The Golden State’s Tourism Triumph
In 2024, California’s landscapes and lively cities drew millions, generating a record $157.3 billion in tourism revenue. This 3% jump from 2023 supported 1.2 million jobs and delivered $12.6 billion in taxes. From Yosemite’s peaks to San Diego’s shores, the state’s appeal remains unmatched, as Governor Gavin Newsom celebrated, praising its diverse attractions and vibrant communities.
A shadow now threatens this success. Federal policies are discouraging international visitors, endangering the economic stability of countless workers. Tariffs, stringent border measures, and hostile rhetoric are creating a chilling effect, often called the 'Trump Slump.' This policy-driven decline demands urgent focus to protect California’s thriving tourism industry.
Federal Policies Fuel Economic Pain
Visit California’s 2024 Economic Impact Report forecasts a 1% drop in total visitors and a 9.2% fall in international arrivals for 2025. The cause is clear: federal tariffs and a perception of the U.S. as unwelcoming. March 2025 saw a 15% decline in Canadian travelers to Los Angeles, with events like Coachella hit by cancellations tied to Canada’s 25% tariffs. These losses ripple through communities, affecting hotel workers, shopkeepers, and local services.

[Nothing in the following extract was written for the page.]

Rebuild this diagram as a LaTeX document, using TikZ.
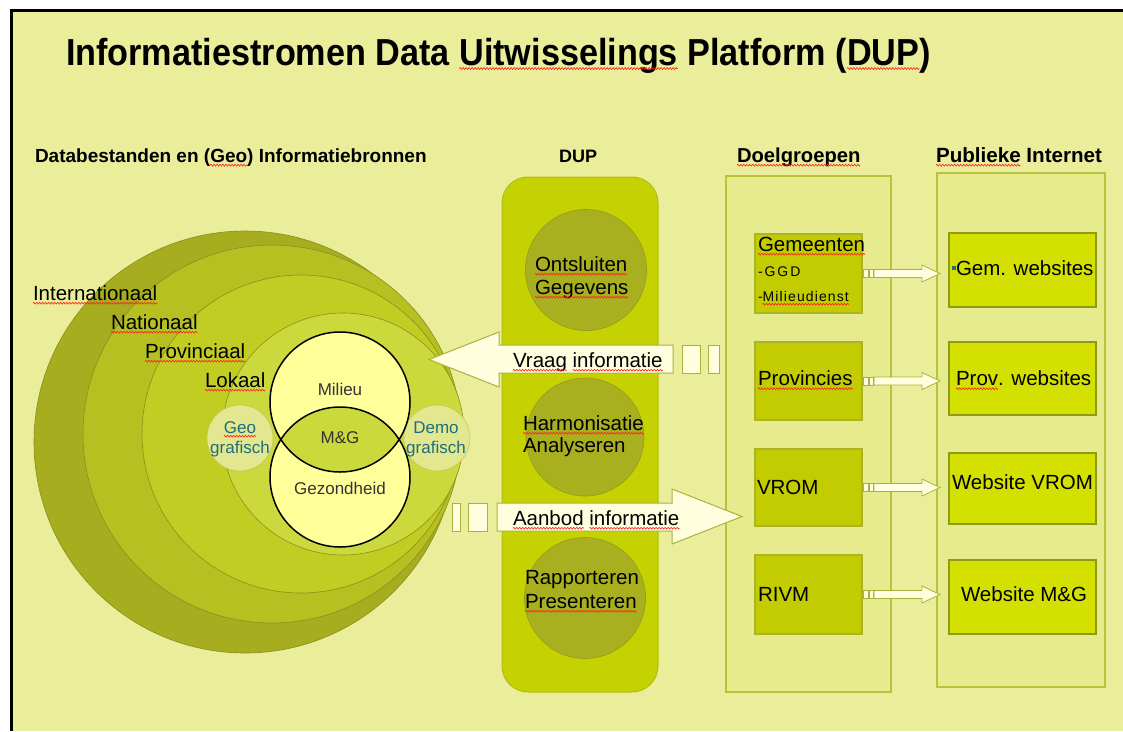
\documentclass[tikz,border=0pt]{standalone}
\usepackage{fontspec}
\setmainfont{Liberation Sans}
\usepackage{graphicx}
\usetikzlibrary{calc,decorations.pathmorphing}
\definecolor{bg}{HTML}{EAEE9A}
\definecolor{ringA}{HTML}{A6AD1F}
\definecolor{ringB}{HTML}{B6C021}
\definecolor{ringC}{HTML}{C1CD23}
\definecolor{ringD}{HTML}{CBD93C}
\definecolor{ringline}{HTML}{8A901A}
\definecolor{venn}{HTML}{FFFF99}
\definecolor{geofill}{HTML}{E3E78F}
\definecolor{geoline}{HTML}{C2CA55}
\definecolor{geotext}{HTML}{1B6E7E}
\definecolor{dup}{HTML}{C5D100}
\definecolor{dupline}{HTML}{B3BD10}
\definecolor{dupcirc}{HTML}{A9B020}
\definecolor{dupcircline}{HTML}{949B1C}
\definecolor{cont}{HTML}{E6EB8E}
\definecolor{contline}{HTML}{B8C23A}
\definecolor{doel}{HTML}{C3CC00}
\definecolor{doelline}{HTML}{AAB426}
\definecolor{pub}{HTML}{D4E000}
\definecolor{publine}{HTML}{8E9A18}
\definecolor{cream}{HTML}{FFFFE0}
\definecolor{creamline}{HTML}{A9B23A}
\definecolor{vtext}{HTML}{333333}
\definecolor{squigred}{HTML}{FF2020}
\newsavebox\sqbox
\newcommand\sqw[1]{\sbox\sqbox{#1}\leavevmode\rlap{\usebox\sqbox}%
  \tikz[baseline=0pt, x=1pt, y=1pt]{\path[use as bounding box] (0,0) rectangle (\the\wd\sqbox,0.1);
  \draw[squigred, line width=0.6pt, decorate, decoration={zigzag, amplitude=0.9pt, segment length=3pt}] (0,-3.2) -- (\the\wd\sqbox,-3.2);}}
\newcommand\labfont{\fontsize{20.5}{24}\selectfont}
\newcommand\headfont{\bfseries\fontsize{19}{22}\selectfont}
\tikzset{
  lab/.style={anchor=base west, font=\labfont},
  head/.style={anchor=base west, font=\headfont},
  ring/.style={circle, draw=ringline, line width=0.6pt},
  vlab/.style={anchor=base, font=\fontsize{17}{20}\selectfont, text=vtext},
  glab/.style={anchor=base, font=\fontsize{17}{20}\selectfont, text=geotext},
  geocirc/.style={circle, fill=geofill, draw=geoline, line width=0.6pt, minimum size=66pt},
  dupc/.style={circle, fill=dupcirc, draw=dupcircline, line width=0.6pt, minimum size=121pt},
  container/.style={draw=contline, fill=cont, line width=1.5pt},
  doelbox/.style={draw=doelline, fill=doel, line width=1.2pt, minimum width=107pt},
  pubbox/.style={draw=publine, fill=pub, line width=1.5pt, minimum width=147pt},
  arr/.style={fill=cream, draw=creamline, line width=1pt},
  smallarrow/.pic={
    \filldraw[arr, line width=0.8pt] (1.3,-4) rectangle (6,4);
    \filldraw[arr, line width=0.8pt] (7,-4) rectangle (11.3,4);
    \filldraw[arr, line width=0.8pt] (12,-4) -- (60,-4) -- (60,-8.5) -- (78,0) -- (60,8.5) -- (60,4) -- (12,4) -- cycle;
  }
}
\begin{document}
\begin{tikzpicture}[x=1pt, y=-1pt, every node/.style={inner sep=0pt, outer sep=0pt}]
\useasboundingbox (0,0) rectangle (1123,731);
\fill[white] (0,0) rectangle (1123,731);
\fill[bg] (11.8,10.5) rectangle (1123,731);
\draw[line width=3pt] (11.8,731) -- (11.8,10.5) -- (1123,10.5);

% title and headings
\node[anchor=base west, font=\bfseries\fontsize{34.2}{40}\selectfont] (title) at (66,65)
  {\scalebox{1}[1.1]{Informatiestromen Data \sqw{Uitwisselings} Platform (\sqw{DUP})}};
\node[head] (h1) at (35,162) {Databestanden en (\sqw{Geo}) Informatiebronnen};
\node[head, font=\bfseries\fontsize{18}{22}\selectfont] (h2) at (559,162) {DUP};
\node[head, font=\bfseries\fontsize{20.2}{22}\selectfont] (h3) at (737,162) {\sqw{Doelgroepen}};
\node[head, font=\bfseries\fontsize{20.6}{22}\selectfont] (h4) at (936,162) {\sqw{Publieke} Internet};

% nested circles
\node[ring, fill=ringA, minimum size=422pt] (intl) at (245,442) {};
\node[ring, fill=ringB, minimum size=378pt] (nat) at (272,434) {};
\node[ring, fill=ringC, minimum size=318pt] (prov) at (301,434) {};
\node[ring, fill=ringD, minimum size=242pt] (lok) at (343,434) {};
\node[lab] (lintl) at (33,300) {\sqw{Internationaal}};
\node[lab] (lnat) at (111,329) {\sqw{Nationaal}};
\node[lab] (lprov) at (145,358) {\sqw{Provinciaal}};
\node[lab] (llok) at (205,387) {\sqw{Lokaal}};

% geo / demo
\node[geocirc] (geo) at (240,438) {};
\node[geocirc] (demo) at (437,438) {};
\node[glab] (geo1) at (240,433) {\sqw{Geo}};
\node[glab] (geo2) at (240,453) {grafisch};
\node[glab] (demo1) at (436,433) {Demo};
\node[glab] (demo2) at (436,453) {grafisch};

% venn
\node[circle, fill=venn, minimum size=140pt] (mil) at (340,402) {};
\node[circle, fill=venn, minimum size=140pt] (gez) at (340,477) {};
\begin{scope}
  \clip (mil.center) circle (70pt);
  \fill[ringD] (gez.center) circle (70pt);
\end{scope}
\draw[line width=1.5pt] (mil.center) circle (70pt) (gez.center) circle (70pt);
\node[vlab] (lmil) at (340,395) {Milieu};
\node[vlab] (lmg) at (340,443) {M\&G};
\node[vlab] (lgez) at (340,494) {Gezondheid};

% DUP column
\node[draw=dupline, fill=dup, line width=1pt, rounded corners=26pt, minimum width=156pt, minimum height=515pt] (dupcol) at (580,434.5) {};
\node[dupc] (ont) at (586,270) {};
\node[dupc, minimum size=118pt] (harm) at (585,437) {};
\node[dupc] (rap) at (585,598) {};
\node[lab] (t1) at (535,271) {\sqw{Ontsluiten}};
\node[lab] (t2) at (535,294) {\sqw{Gegevens}};
\node[lab] (t3) at (523,430) {\sqw{Harmonisatie}};
\node[lab] (t4) at (523,452) {Analyseren};
\node[lab] (t5) at (525,584) {Rapporteren};
\node[lab] (t6) at (525,608) {\sqw{Presenteren}};

% containers
\node[container, minimum width=165pt, minimum height=516pt] (doelc) at (808.5,434) {};
\node[container, minimum width=168pt, minimum height=514pt] (pubc) at (1021,430) {};

% doelgroepen boxes
\node[doelbox, minimum height=79pt] (gem) at (808.5,273.5) {};
\node[doelbox, minimum height=78pt] (provb) at (808.5,381) {};
\node[doelbox, minimum height=77pt] (vrom) at (808.5,487.5) {};
\node[doelbox, minimum height=79pt] (rivm) at (808.5,594.5) {};
\node[lab] (d1) at (758,251) {\sqw{Gemeenten}};
\node[anchor=base west, font=\fontsize{14}{16}\selectfont\addfontfeatures{LetterSpace=14}] (d2) at (758,276) {-GGD};
\node[anchor=base west, font=\fontsize{14}{16}\selectfont\addfontfeatures{LetterSpace=8}] (d3) at (758,301) {-\sqw{Milieudienst}};
\node[lab] (d4) at (758,385.5) {\sqw{Provincies}};
\node[lab] (d5) at (757,494) {VROM};
\node[lab] (d6) at (758,601) {RIVM};

% publieke boxes
\node[pubbox, minimum height=74pt] (pgem) at (1022.5,270) {};
\node[pubbox, minimum height=73pt] (pprov) at (1022.5,378.5) {};
\node[pubbox, minimum height=71pt] (pvrom) at (1022.5,488.5) {};
\node[pubbox, minimum height=74pt] (pmg) at (1022.5,597) {};
\node[lab] (p1) at (952,275) {\textcolor{geotext}{\rule[0.22em]{4pt}{4pt}}Gem. websites};
\node[lab] (p2) at (956,385.5) {\sqw{Prov}. websites};
\node[lab] (p3) at (952,489) {Website VROM};
\node[lab] (p4) at (961,601) {Website M\&G};

% big arrows
\filldraw[arr] (673,345) -- (499,345) -- (499,332) -- (429,359.5) -- (499,387) -- (499,373) -- (673,373) -- cycle;
\filldraw[arr] (682,345) rectangle (700,373);
\filldraw[arr] (708,345) rectangle (719,373);
\node[lab] (vraag) at (513,367) {\sqw{Vraag} \sqw{informatie}};
\filldraw[arr] (452,503) rectangle (460,531);
\filldraw[arr] (468,503) rectangle (487,531);
\filldraw[arr] (497,503) -- (672,503) -- (672,489) -- (742,516.5) -- (672,544) -- (672,531) -- (497,531) -- cycle;
\node[lab] (aanbod) at (513,525) {\sqw{Aanbod} \sqw{informatie}};

% small arrows
\pic at (gem.east) {smallarrow};
\pic at (provb.east) {smallarrow};
\pic at (vrom.east) {smallarrow};
\pic at (rivm.east) {smallarrow};
\end{tikzpicture}
\end{document}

Some claim these shifts stem from global economic cycles, like currency fluctuations or commodity prices, rather than policy choices. This argument, often voiced by administration supporters, falls apart under scrutiny. Travel warnings from Canada, the U.K., and Germany, alongside a 23% drop in Mexican visitors, tie directly to federal actions. Ignoring this connection dismisses the real-world impact on families and businesses.
California’s Bold Response
The state is taking action. Governor Newsom’s 'Stay and Play' campaign encourages residents to travel locally, bolstering businesses facing uncertainty. A targeted effort to reassure Canadian visitors aims to preserve a key market. These initiatives reflect California’s commitment to protecting its economy, ensuring tourism remains a lifeline for communities across the state.
The national picture is troubling. Experts predict a $64 billion loss in U.S. tourism revenue for 2025, with California facing $9 billion in direct hits. Yet, the state’s legacy of resilience shines through. Leading in AI, manufacturing, and sustainable industries, California has the tools to fight back. Success hinges on federal policies aligning with, rather than obstructing, these efforts.
Securing a Vibrant Future
Tourism powers lives, not just headlines. Every visitor dollar supports a waiter, a park ranger, or a small business owner. Federal policies that deter travelers undermine these livelihoods. California’s leaders are rising to the challenge, but broader change is needed. Policies must prioritize openness and economic growth, rejecting rhetoric that alienates allies.
California’s resolve is unwavering. By championing local travel and pushing for national reforms, the state will safeguard its tourism legacy. Together, we can ensure the Golden State remains a global destination, thriving despite federal obstacles.